(Exercise objective) Every record should be copied exactly, except that pictures are to be omitted.

— begin Listed entries —

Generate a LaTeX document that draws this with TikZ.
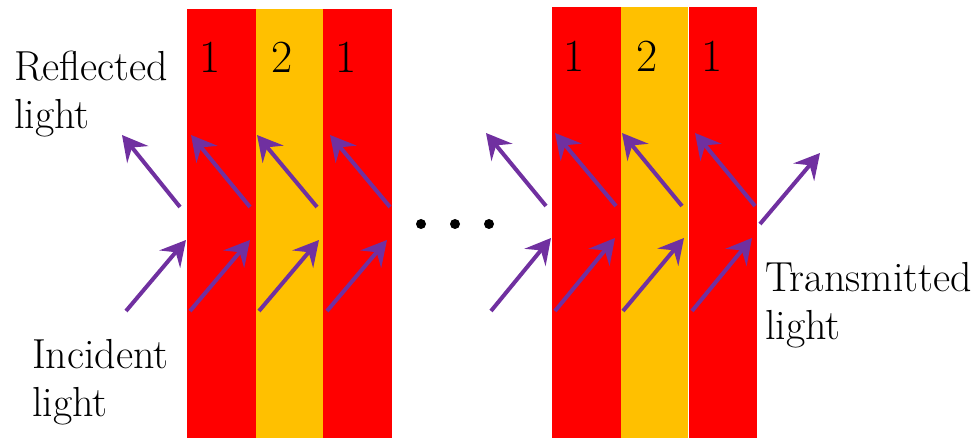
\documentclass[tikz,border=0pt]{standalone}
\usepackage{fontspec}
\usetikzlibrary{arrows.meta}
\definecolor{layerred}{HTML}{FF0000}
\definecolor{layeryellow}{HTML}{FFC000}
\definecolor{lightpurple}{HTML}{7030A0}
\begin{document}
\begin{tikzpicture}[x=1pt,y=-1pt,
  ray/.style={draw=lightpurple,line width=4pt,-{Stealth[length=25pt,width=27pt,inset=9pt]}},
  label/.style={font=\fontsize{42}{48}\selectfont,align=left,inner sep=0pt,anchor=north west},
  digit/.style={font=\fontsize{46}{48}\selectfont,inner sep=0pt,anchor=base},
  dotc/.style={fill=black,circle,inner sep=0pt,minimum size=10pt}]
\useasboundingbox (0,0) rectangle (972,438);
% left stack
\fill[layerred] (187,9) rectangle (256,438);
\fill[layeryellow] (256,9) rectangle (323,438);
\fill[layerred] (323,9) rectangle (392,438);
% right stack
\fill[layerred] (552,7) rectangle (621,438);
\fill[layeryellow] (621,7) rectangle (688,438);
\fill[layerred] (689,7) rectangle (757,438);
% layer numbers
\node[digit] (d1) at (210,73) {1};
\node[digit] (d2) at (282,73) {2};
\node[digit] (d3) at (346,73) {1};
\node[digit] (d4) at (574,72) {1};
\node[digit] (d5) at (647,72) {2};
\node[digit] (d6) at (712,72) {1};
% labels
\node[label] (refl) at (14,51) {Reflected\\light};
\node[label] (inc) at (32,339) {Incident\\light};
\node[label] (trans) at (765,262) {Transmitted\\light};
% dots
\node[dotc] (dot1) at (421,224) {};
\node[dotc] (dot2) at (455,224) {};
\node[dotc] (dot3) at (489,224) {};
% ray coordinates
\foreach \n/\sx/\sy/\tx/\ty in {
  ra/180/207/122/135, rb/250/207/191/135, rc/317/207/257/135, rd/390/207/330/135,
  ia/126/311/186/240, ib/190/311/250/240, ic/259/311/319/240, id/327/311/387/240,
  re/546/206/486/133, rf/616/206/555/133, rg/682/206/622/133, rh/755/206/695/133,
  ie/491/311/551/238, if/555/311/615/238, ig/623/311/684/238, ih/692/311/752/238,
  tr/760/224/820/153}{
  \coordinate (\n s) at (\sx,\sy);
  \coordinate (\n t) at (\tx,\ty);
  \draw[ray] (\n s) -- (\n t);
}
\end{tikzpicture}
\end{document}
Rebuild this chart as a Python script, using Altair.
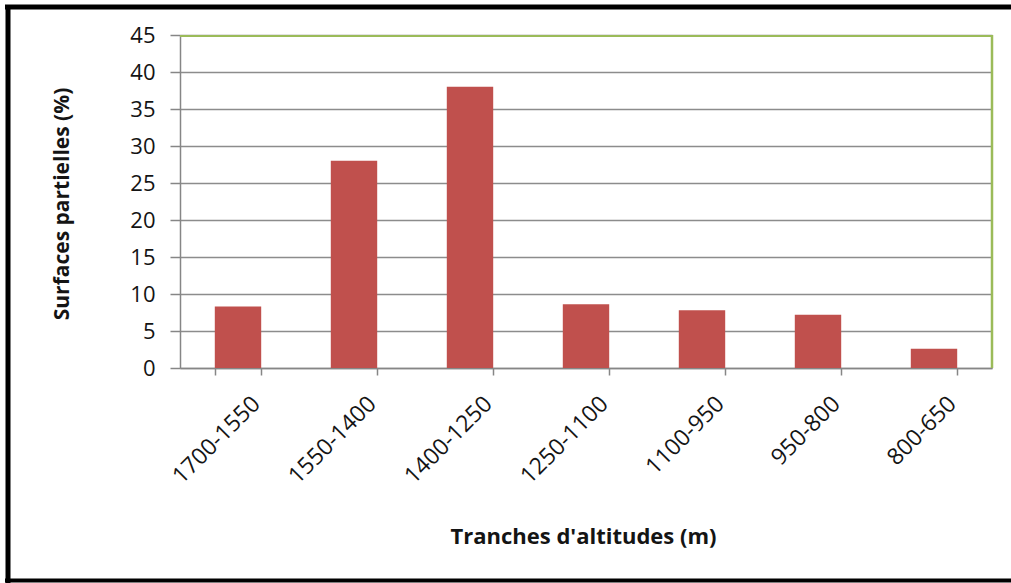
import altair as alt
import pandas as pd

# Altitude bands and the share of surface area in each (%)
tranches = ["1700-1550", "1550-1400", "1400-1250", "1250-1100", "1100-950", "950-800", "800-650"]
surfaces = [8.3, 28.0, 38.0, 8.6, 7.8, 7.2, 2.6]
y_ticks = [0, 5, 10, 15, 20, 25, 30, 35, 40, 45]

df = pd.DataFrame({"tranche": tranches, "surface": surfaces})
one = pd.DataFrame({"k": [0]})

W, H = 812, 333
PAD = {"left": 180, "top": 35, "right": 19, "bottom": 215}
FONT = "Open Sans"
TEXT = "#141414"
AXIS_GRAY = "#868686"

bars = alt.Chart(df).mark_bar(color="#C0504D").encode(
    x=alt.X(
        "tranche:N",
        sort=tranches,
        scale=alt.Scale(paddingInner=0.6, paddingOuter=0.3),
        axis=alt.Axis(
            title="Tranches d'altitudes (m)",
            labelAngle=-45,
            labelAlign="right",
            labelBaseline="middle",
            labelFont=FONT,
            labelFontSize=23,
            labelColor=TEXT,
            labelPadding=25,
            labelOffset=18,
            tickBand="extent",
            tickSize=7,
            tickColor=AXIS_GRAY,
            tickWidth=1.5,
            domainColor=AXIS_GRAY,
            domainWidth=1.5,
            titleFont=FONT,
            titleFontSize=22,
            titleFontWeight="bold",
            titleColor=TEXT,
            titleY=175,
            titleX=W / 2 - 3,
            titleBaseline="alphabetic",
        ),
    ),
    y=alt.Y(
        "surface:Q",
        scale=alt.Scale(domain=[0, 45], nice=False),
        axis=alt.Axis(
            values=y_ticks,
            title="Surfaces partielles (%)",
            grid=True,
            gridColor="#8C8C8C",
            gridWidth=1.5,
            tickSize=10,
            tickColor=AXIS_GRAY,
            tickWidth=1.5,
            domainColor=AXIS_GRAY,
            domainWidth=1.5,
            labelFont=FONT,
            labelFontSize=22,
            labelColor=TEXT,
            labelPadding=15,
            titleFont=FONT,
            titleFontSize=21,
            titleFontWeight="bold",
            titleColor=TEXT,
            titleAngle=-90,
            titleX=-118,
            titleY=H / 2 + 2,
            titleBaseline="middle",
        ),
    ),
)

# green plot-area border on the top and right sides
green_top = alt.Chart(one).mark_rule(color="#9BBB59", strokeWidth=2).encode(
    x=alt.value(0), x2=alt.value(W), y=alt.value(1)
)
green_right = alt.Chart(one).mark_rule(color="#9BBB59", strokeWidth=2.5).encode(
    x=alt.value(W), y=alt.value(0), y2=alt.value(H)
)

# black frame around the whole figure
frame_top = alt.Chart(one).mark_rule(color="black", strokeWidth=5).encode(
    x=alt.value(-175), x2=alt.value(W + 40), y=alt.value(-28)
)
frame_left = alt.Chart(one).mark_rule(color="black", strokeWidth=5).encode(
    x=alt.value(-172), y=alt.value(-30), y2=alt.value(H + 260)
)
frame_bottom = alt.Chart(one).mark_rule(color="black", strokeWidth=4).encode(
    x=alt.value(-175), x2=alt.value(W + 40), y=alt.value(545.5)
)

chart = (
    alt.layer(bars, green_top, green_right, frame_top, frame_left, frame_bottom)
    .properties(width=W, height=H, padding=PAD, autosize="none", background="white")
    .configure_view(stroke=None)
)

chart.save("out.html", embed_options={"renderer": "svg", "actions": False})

— end Listed entries —

(Output of the task)
Generate a LaTeX document that draws this with TikZ.
\documentclass[tikz,border=0pt]{standalone}
\usepackage{fontspec}
\usetikzlibrary{arrows.meta}
\definecolor{layerred}{HTML}{FF0000}
\definecolor{layeryellow}{HTML}{FFC000}
\definecolor{lightpurple}{HTML}{7030A0}
\begin{document}
\begin{tikzpicture}[x=1pt,y=-1pt,
  ray/.style={draw=lightpurple,line width=4pt,-{Stealth[length=25pt,width=27pt,inset=9pt]}},
  label/.style={font=\fontsize{42}{48}\selectfont,align=left,inner sep=0pt,anchor=north west},
  digit/.style={font=\fontsize{46}{48}\selectfont,inner sep=0pt,anchor=base},
  dotc/.style={fill=black,circle,inner sep=0pt,minimum size=10pt}]
\useasboundingbox (0,0) rectangle (972,438);
% left stack
\fill[layerred] (187,9) rectangle (256,438);
\fill[layeryellow] (256,9) rectangle (323,438);
\fill[layerred] (323,9) rectangle (392,438);
% right stack
\fill[layerred] (552,7) rectangle (621,438);
\fill[layeryellow] (621,7) rectangle (688,438);
\fill[layerred] (689,7) rectangle (757,438);
% layer numbers
\node[digit] (d1) at (210,73) {1};
\node[digit] (d2) at (282,73) {2};
\node[digit] (d3) at (346,73) {1};
\node[digit] (d4) at (574,72) {1};
\node[digit] (d5) at (647,72) {2};
\node[digit] (d6) at (712,72) {1};
% labels
\node[label] (refl) at (14,51) {Reflected\\light};
\node[label] (inc) at (32,339) {Incident\\light};
\node[label] (trans) at (765,262) {Transmitted\\light};
% dots
\node[dotc] (dot1) at (421,224) {};
\node[dotc] (dot2) at (455,224) {};
\node[dotc] (dot3) at (489,224) {};
% ray coordinates
\foreach \n/\sx/\sy/\tx/\ty in {
  ra/180/207/122/135, rb/250/207/191/135, rc/317/207/257/135, rd/390/207/330/135,
  ia/126/311/186/240, ib/190/311/250/240, ic/259/311/319/240, id/327/311/387/240,
  re/546/206/486/133, rf/616/206/555/133, rg/682/206/622/133, rh/755/206/695/133,
  ie/491/311/551/238, if/555/311/615/238, ig/623/311/684/238, ih/692/311/752/238,
  tr/760/224/820/153}{
  \coordinate (\n s) at (\sx,\sy);
  \coordinate (\n t) at (\tx,\ty);
  \draw[ray] (\n s) -- (\n t);
}
\end{tikzpicture}
\end{document}
Rebuild this chart as a Python script, using Altair.
import altair as alt
import pandas as pd

# Altitude bands and the share of surface area in each (%)
tranches = ["1700-1550", "1550-1400", "1400-1250", "1250-1100", "1100-950", "950-800", "800-650"]
surfaces = [8.3, 28.0, 38.0, 8.6, 7.8, 7.2, 2.6]
y_ticks = [0, 5, 10, 15, 20, 25, 30, 35, 40, 45]

df = pd.DataFrame({"tranche": tranches, "surface": surfaces})
one = pd.DataFrame({"k": [0]})

W, H = 812, 333
PAD = {"left": 180, "top": 35, "right": 19, "bottom": 215}
FONT = "Open Sans"
TEXT = "#141414"
AXIS_GRAY = "#868686"

bars = alt.Chart(df).mark_bar(color="#C0504D").encode(
    x=alt.X(
        "tranche:N",
        sort=tranches,
        scale=alt.Scale(paddingInner=0.6, paddingOuter=0.3),
        axis=alt.Axis(
            title="Tranches d'altitudes (m)",
            labelAngle=-45,
            labelAlign="right",
            labelBaseline="middle",
            labelFont=FONT,
            labelFontSize=23,
            labelColor=TEXT,
            labelPadding=25,
            labelOffset=18,
            tickBand="extent",
            tickSize=7,
            tickColor=AXIS_GRAY,
            tickWidth=1.5,
            domainColor=AXIS_GRAY,
            domainWidth=1.5,
            titleFont=FONT,
            titleFontSize=22,
            titleFontWeight="bold",
            titleColor=TEXT,
            titleY=175,
            titleX=W / 2 - 3,
            titleBaseline="alphabetic",
        ),
    ),
    y=alt.Y(
        "surface:Q",
        scale=alt.Scale(domain=[0, 45], nice=False),
        axis=alt.Axis(
            values=y_ticks,
            title="Surfaces partielles (%)",
            grid=True,
            gridColor="#8C8C8C",
            gridWidth=1.5,
            tickSize=10,
            tickColor=AXIS_GRAY,
            tickWidth=1.5,
            domainColor=AXIS_GRAY,
            domainWidth=1.5,
            labelFont=FONT,
            labelFontSize=22,
            labelColor=TEXT,
            labelPadding=15,
            titleFont=FONT,
            titleFontSize=21,
            titleFontWeight="bold",
            titleColor=TEXT,
            titleAngle=-90,
            titleX=-118,
            titleY=H / 2 + 2,
            titleBaseline="middle",
        ),
    ),
)

# green plot-area border on the top and right sides
green_top = alt.Chart(one).mark_rule(color="#9BBB59", strokeWidth=2).encode(
    x=alt.value(0), x2=alt.value(W), y=alt.value(1)
)
green_right = alt.Chart(one).mark_rule(color="#9BBB59", strokeWidth=2.5).encode(
    x=alt.value(W), y=alt.value(0), y2=alt.value(H)
)

# black frame around the whole figure
frame_top = alt.Chart(one).mark_rule(color="black", strokeWidth=5).encode(
    x=alt.value(-175), x2=alt.value(W + 40), y=alt.value(-28)
)
frame_left = alt.Chart(one).mark_rule(color="black", strokeWidth=5).encode(
    x=alt.value(-172), y=alt.value(-30), y2=alt.value(H + 260)
)
frame_bottom = alt.Chart(one).mark_rule(color="black", strokeWidth=4).encode(
    x=alt.value(-175), x2=alt.value(W + 40), y=alt.value(545.5)
)

chart = (
    alt.layer(bars, green_top, green_right, frame_top, frame_left, frame_bottom)
    .properties(width=W, height=H, padding=PAD, autosize="none", background="white")
    .configure_view(stroke=None)
)

chart.save("out.html", embed_options={"renderer": "svg", "actions": False})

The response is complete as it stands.